Rows from a dataset
******************************

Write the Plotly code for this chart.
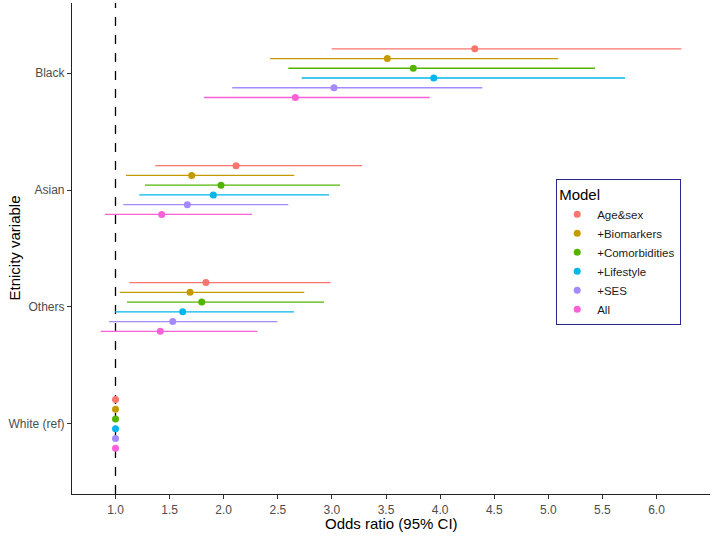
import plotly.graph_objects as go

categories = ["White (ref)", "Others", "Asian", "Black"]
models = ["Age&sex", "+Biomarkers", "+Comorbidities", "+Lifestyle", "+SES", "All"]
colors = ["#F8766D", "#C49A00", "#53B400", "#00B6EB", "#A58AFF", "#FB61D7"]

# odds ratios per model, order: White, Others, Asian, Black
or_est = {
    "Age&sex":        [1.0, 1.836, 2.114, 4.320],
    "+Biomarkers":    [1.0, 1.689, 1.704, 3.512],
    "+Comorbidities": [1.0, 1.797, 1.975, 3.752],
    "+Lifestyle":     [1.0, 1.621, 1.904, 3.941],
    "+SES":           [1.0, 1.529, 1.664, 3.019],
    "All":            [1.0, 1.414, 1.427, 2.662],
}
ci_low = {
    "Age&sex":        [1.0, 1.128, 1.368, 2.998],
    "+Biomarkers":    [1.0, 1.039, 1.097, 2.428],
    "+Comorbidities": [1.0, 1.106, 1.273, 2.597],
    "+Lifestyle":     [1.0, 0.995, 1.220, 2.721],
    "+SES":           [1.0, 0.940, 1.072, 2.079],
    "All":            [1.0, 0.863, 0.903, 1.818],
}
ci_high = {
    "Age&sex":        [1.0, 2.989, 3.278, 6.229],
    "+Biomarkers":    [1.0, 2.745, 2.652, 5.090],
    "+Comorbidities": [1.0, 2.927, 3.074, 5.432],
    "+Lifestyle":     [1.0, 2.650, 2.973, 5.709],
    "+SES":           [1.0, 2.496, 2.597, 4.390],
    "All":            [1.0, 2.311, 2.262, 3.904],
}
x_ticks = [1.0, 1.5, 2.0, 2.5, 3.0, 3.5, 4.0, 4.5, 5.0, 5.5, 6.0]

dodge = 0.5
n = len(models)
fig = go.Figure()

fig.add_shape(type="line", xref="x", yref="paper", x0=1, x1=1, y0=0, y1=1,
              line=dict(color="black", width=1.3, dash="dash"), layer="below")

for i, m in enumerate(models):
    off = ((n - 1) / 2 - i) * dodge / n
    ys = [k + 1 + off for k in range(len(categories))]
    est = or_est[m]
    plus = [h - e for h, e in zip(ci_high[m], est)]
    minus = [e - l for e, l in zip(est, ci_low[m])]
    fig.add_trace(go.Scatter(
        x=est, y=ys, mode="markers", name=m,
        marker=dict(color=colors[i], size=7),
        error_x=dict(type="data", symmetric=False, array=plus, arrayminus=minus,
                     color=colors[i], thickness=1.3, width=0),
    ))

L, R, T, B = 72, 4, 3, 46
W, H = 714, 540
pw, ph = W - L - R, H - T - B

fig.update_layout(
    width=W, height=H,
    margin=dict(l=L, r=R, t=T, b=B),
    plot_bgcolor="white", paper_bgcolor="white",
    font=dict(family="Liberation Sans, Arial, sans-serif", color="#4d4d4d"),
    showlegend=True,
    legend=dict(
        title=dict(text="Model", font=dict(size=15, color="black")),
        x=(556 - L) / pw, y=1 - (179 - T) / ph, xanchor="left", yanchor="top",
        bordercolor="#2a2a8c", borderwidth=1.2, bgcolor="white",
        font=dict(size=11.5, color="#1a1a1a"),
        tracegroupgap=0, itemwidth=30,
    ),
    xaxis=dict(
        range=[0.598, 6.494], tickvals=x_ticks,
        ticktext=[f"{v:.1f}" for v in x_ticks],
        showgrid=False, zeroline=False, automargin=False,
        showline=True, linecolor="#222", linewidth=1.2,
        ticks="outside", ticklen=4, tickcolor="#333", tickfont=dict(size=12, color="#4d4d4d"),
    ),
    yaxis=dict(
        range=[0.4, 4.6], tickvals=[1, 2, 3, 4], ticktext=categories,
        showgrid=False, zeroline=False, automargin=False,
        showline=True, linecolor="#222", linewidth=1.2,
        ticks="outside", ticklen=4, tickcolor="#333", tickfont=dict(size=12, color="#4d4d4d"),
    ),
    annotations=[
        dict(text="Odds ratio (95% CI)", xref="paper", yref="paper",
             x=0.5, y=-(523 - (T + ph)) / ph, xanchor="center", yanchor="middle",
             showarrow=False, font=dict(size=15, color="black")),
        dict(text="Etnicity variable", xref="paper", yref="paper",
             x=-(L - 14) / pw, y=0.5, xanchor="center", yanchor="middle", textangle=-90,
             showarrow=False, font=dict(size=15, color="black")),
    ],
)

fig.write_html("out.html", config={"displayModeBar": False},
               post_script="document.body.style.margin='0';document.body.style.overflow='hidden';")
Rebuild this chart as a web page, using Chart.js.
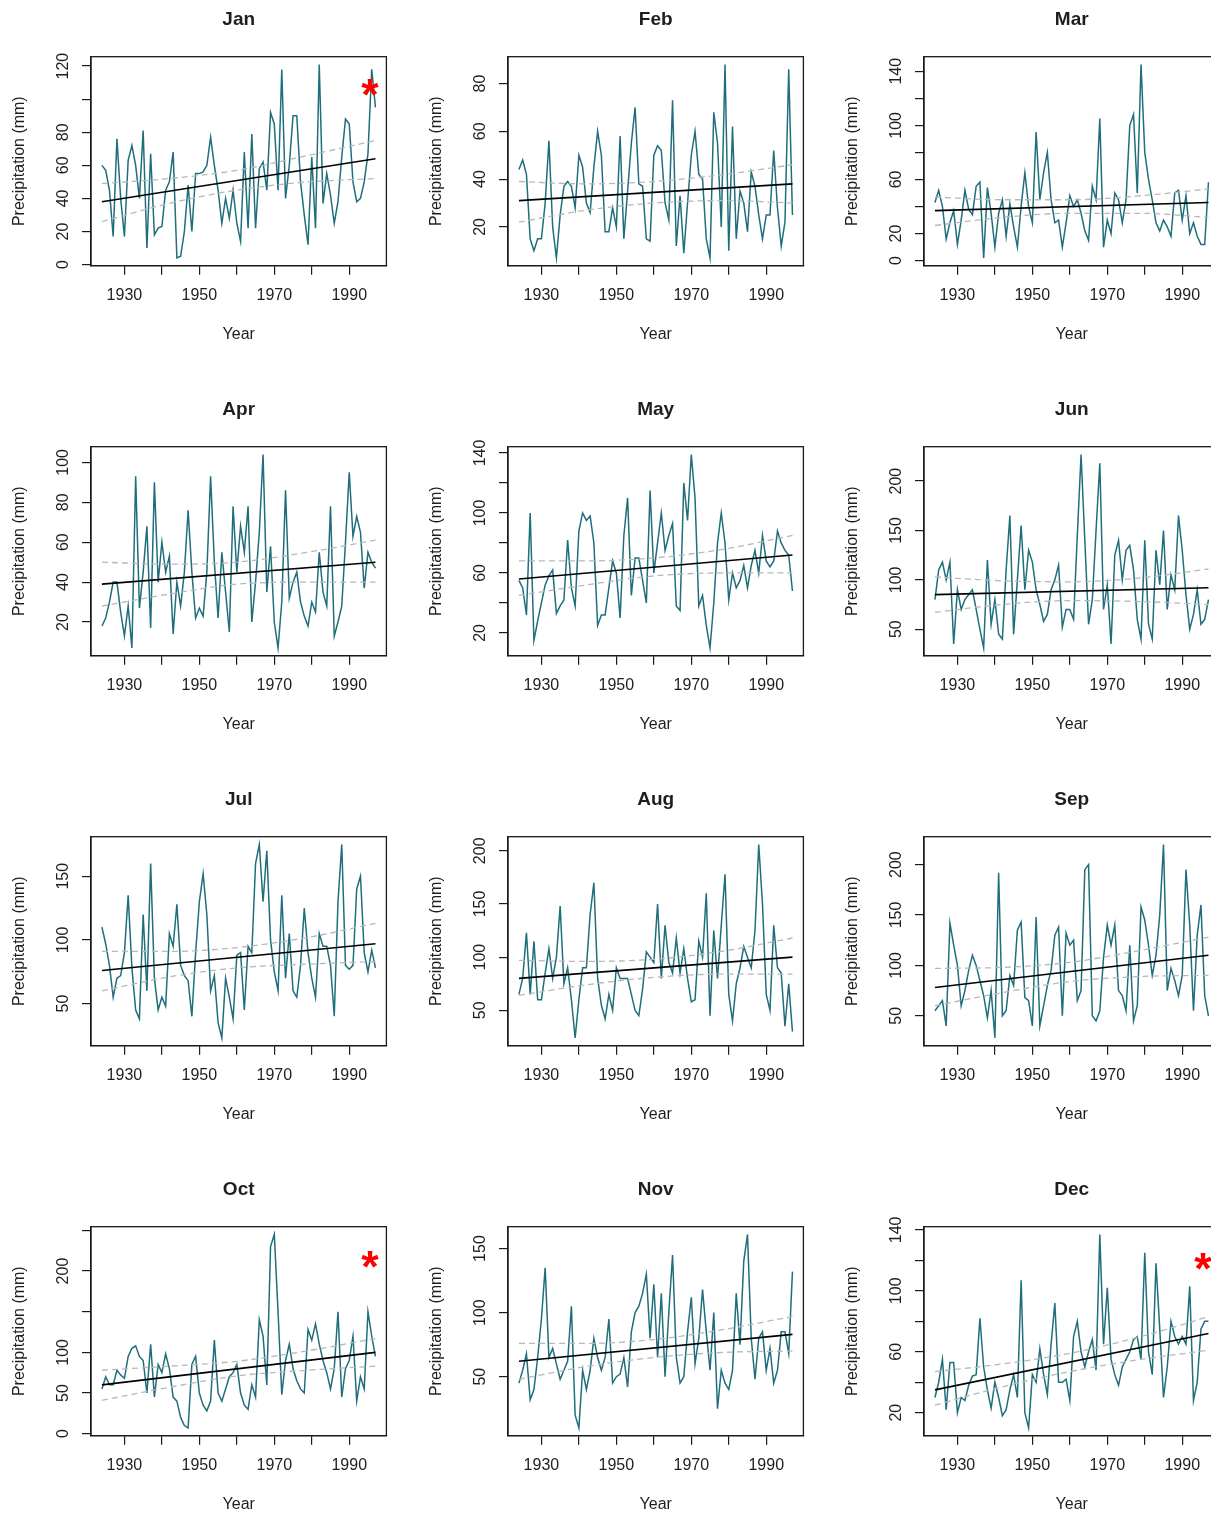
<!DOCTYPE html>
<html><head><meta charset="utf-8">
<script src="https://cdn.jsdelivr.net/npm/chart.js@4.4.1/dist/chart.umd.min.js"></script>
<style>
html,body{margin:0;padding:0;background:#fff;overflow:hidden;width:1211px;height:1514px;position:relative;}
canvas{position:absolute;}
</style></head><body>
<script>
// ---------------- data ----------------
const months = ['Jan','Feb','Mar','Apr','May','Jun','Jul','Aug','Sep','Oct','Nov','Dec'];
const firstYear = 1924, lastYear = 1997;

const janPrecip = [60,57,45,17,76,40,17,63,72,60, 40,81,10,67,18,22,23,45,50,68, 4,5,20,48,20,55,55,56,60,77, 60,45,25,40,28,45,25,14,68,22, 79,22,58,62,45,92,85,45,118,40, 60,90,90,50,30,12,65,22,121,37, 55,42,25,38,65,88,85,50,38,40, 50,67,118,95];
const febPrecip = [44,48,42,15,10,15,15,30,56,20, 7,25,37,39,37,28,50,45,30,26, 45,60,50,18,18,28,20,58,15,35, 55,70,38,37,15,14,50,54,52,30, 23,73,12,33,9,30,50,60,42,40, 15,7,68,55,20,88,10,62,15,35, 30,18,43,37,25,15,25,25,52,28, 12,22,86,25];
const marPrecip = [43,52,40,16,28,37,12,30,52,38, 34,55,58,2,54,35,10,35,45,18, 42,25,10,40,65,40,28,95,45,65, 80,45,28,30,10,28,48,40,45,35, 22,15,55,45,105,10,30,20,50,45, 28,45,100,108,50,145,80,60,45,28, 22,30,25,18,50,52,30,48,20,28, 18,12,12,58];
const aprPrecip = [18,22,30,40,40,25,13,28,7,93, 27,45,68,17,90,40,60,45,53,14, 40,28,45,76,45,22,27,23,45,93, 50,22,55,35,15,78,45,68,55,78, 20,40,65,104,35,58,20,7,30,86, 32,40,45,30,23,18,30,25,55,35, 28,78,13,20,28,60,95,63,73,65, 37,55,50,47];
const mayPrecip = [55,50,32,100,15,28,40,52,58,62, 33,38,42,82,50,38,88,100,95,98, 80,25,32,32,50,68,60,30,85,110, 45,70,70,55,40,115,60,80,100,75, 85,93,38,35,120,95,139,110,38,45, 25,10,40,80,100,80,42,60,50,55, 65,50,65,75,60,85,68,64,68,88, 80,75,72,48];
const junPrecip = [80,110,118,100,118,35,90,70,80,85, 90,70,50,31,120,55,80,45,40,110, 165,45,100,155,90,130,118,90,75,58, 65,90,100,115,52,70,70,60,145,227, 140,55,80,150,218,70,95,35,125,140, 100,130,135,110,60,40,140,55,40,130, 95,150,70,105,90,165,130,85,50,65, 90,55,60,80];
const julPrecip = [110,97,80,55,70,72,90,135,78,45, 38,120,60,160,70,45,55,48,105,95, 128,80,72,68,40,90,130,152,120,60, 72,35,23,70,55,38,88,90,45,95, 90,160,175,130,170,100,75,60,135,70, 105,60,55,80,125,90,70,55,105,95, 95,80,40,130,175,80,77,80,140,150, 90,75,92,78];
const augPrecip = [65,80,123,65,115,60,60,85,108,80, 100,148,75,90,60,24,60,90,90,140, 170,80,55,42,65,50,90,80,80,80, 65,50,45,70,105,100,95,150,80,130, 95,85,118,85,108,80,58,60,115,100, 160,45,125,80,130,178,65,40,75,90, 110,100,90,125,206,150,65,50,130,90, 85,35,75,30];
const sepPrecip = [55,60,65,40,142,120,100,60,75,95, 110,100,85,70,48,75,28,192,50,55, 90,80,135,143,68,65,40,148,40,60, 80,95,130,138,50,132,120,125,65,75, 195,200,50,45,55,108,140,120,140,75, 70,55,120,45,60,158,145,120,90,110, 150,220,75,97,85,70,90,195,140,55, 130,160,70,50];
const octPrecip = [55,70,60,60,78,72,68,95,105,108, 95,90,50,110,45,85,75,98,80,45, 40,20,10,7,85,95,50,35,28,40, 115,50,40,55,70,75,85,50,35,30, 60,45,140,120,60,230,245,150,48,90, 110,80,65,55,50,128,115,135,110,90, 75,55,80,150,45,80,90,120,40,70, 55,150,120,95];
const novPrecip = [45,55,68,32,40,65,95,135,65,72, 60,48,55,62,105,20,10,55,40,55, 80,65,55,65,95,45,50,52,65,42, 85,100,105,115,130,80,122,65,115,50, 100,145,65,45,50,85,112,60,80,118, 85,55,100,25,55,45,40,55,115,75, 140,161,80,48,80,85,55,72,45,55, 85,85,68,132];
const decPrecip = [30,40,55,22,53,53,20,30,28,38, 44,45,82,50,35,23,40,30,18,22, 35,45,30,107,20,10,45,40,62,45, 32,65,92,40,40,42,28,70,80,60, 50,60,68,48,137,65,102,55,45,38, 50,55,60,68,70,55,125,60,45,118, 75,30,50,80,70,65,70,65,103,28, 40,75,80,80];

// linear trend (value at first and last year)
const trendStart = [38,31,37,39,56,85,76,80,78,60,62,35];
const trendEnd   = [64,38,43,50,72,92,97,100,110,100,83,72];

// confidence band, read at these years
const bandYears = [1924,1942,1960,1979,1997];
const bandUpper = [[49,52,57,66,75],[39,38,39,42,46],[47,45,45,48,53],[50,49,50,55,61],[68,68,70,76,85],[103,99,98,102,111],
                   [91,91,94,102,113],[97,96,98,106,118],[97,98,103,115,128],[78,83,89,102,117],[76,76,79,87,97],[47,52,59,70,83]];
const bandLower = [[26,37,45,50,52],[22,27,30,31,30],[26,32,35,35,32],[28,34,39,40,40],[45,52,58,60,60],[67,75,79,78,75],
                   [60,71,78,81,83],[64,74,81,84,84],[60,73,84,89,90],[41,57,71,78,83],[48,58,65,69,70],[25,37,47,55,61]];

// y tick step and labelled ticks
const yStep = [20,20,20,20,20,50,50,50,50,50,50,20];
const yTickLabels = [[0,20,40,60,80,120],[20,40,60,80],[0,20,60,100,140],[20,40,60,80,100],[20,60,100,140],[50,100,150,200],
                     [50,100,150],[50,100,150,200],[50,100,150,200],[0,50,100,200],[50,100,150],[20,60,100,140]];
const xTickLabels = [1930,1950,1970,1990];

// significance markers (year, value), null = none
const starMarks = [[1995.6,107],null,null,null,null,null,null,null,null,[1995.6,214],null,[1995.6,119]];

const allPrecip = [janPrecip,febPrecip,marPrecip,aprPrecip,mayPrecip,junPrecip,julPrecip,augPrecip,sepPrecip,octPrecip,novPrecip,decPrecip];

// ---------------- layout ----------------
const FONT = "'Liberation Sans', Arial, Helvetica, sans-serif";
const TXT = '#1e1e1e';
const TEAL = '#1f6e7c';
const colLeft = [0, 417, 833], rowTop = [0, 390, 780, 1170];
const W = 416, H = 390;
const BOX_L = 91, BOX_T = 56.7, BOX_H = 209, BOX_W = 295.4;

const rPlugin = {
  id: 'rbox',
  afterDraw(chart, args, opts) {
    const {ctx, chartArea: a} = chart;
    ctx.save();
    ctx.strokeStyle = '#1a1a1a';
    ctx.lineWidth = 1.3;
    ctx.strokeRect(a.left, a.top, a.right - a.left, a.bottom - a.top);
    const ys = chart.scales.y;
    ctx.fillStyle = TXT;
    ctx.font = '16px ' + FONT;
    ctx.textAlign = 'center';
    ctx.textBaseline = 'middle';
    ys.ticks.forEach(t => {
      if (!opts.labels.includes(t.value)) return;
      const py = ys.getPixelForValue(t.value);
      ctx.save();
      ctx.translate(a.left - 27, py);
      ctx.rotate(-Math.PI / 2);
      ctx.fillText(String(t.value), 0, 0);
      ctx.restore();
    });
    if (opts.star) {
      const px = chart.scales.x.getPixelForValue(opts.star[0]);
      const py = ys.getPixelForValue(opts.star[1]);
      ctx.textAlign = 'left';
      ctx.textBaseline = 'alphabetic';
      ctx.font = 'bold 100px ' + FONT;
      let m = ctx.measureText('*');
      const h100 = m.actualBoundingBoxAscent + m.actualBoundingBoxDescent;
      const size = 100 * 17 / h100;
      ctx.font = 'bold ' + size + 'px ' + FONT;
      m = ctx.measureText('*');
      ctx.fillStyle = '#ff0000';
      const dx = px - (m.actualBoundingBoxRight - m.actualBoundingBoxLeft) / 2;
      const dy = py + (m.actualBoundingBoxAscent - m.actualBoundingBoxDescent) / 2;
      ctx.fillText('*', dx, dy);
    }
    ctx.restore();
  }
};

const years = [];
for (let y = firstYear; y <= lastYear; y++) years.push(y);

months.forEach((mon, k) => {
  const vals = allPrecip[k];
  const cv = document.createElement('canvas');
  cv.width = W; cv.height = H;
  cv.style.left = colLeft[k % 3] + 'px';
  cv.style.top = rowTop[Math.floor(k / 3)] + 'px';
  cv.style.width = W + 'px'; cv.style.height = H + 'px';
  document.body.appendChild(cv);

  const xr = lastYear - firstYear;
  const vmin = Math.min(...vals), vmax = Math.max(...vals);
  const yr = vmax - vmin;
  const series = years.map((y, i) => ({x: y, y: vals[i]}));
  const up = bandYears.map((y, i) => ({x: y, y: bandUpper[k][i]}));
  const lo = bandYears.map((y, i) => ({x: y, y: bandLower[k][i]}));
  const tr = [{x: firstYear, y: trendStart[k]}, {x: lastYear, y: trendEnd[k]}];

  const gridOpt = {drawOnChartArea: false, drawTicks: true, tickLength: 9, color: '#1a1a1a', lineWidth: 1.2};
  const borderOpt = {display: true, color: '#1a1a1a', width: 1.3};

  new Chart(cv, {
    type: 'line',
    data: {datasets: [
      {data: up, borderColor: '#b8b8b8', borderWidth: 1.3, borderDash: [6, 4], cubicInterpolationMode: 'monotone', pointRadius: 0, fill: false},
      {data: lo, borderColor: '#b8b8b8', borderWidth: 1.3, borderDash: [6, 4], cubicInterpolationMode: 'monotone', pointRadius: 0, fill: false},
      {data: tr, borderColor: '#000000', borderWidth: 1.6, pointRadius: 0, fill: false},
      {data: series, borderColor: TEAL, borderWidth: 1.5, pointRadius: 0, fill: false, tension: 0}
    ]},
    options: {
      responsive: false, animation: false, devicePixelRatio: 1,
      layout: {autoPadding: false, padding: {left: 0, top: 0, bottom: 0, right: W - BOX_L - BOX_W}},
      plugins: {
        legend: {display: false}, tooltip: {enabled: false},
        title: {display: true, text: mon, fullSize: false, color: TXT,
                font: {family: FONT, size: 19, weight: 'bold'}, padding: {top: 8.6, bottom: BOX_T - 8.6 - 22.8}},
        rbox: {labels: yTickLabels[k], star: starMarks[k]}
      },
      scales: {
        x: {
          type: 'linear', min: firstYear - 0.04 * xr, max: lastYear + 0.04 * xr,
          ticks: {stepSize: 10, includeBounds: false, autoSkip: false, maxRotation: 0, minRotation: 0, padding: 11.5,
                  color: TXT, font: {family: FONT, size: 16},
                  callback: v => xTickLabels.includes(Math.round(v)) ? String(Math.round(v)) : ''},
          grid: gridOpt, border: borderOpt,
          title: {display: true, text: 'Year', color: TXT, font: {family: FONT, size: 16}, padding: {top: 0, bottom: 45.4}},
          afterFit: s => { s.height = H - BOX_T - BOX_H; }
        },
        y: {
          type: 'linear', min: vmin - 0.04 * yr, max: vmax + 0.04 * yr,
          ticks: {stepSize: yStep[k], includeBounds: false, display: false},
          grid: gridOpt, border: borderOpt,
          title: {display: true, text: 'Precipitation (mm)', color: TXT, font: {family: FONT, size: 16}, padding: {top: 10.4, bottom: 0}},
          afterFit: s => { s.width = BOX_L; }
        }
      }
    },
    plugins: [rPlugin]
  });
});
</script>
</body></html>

******************************

▶ SET TASK: List each line in the listing that contains the string "this".

▶ ANSWER TO THE PROBLEM:
Write the Plotly code for this chart.
Rebuild this chart as a web page, using Chart.js.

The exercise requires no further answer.